Village and community in Anglesey, Wales

Llanddaniel Fab (or Llanddaniel-fab; formerly Llanddeiniol-fab) is a village and community in the south of Anglesey, Wales. At the 2001 census it had a population of 699, increasing to 776 at the 2011 census. The village has its own community council. Amenities include a primary school (Ysgol Parc y Bont). The village is on National Cycle Route 8 (Lôn Las Cymru).

==Geology==
It stands at the highest point of a low ridge running SW/NE: this is one of a series of Precambrian rock units oriented in that direction.

==Prehistory, Roman conquest==
The village is near the prehistoric monument of Bryn Celli Ddu (Black Grove Hill) which was constructed in the Late Neolithic period. There was an Iron Age settlement between Bryn Celli Ddu and Llanddaniel Fab, on a ritual landscape of more ancient Neolithic and Bronze Age tombs. Its excavator speculates that the Iron Age inhabitants may have taken advantage of the ancient messages from the dead that were imparted to the druids through their dreams; the village may have been a sacred grove of the Druids and a target of the first Roman invasion of Anglesey.

==Modern history==
In the east of the community, by the Menai Strait, stands the country seat of the Marquess of Anglesey, Plas Newydd, parts of which date from the 14th century. The house has been owned by the National Trust since 1976.

In the 16th century the Welsh poet Catrin ferch Gruffudd ap Hywel lived here. Her poems are preserved, including an awdl with a religious theme written in 1555.

During the 2001 United Kingdom foot-and-mouth crisis, many sheep and cattle were slaughtered in the area.

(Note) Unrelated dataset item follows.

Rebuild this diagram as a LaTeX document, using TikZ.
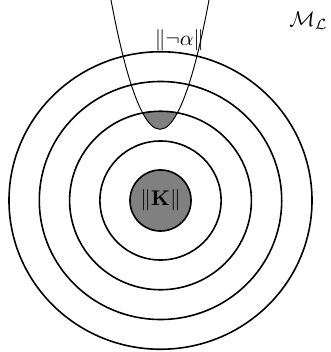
\documentclass[tikz,border=0pt]{standalone}
\usepackage{amsmath}
\begin{document}
\begin{tikzpicture}[x=0.47pt,y=-0.47pt,
  ring/.style={draw=black,line width=0.75pt},
  kcirc/.style={circle,draw=black,line width=0.75pt,fill=gray,minimum size=28.7pt,inner sep=0pt},
  para/.style={draw=black,line width=0.45pt},
  lbl/.style={inner sep=0pt}]
\useasboundingbox (0,0) rectangle (330,352);
\coordinate (c) at (160.5,200.5);
\begin{scope}
  \clip (111,0) parabola bend (160,129.3) (209,0) -- cycle;
  \fill[gray] (c) ellipse [x radius=90.9, y radius=89.25];
\end{scope}
\foreach \k in {2,3,4,5}{
  \draw[ring] (c) ellipse [x radius={30.3*\k}, y radius={29.75*\k}];
}
\node[kcirc] (K) at (c) {$\|\mathbf{K}\|$};
\draw[para] (111,0) parabola bend (160,129.3) (209,0);
\node[lbl] (alpha) at (179.5,40) {$\|\neg\alpha\|$};
\node[lbl] (ML) at (308.5,21) {$\mathcal{M}_{\mathcal{L}}$};
\end{tikzpicture}
\end{document}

The village was struck by an F1/T2 tornado on 23 November 1981, part of the record-breaking nationwide tornado outbreak on that day.

==Church==

St Deiniol's Church is a small 19th-century church in the village. The first church in this location is said to have been established by St Deiniol Fab (to whom the church is dedicated) in 616. The current building incorporates some material and fittings from its predecessor, which probably dated from about the 16th century. The church is no longer in use, and the village is now served by a church in Llanfairpwllgwyngyll. It is a Grade II listed building, a designation given to "buildings of special interest, which warrant every effort being made to preserve them", in particular because it is regarded as "a good example of a simple 19th-century rural church".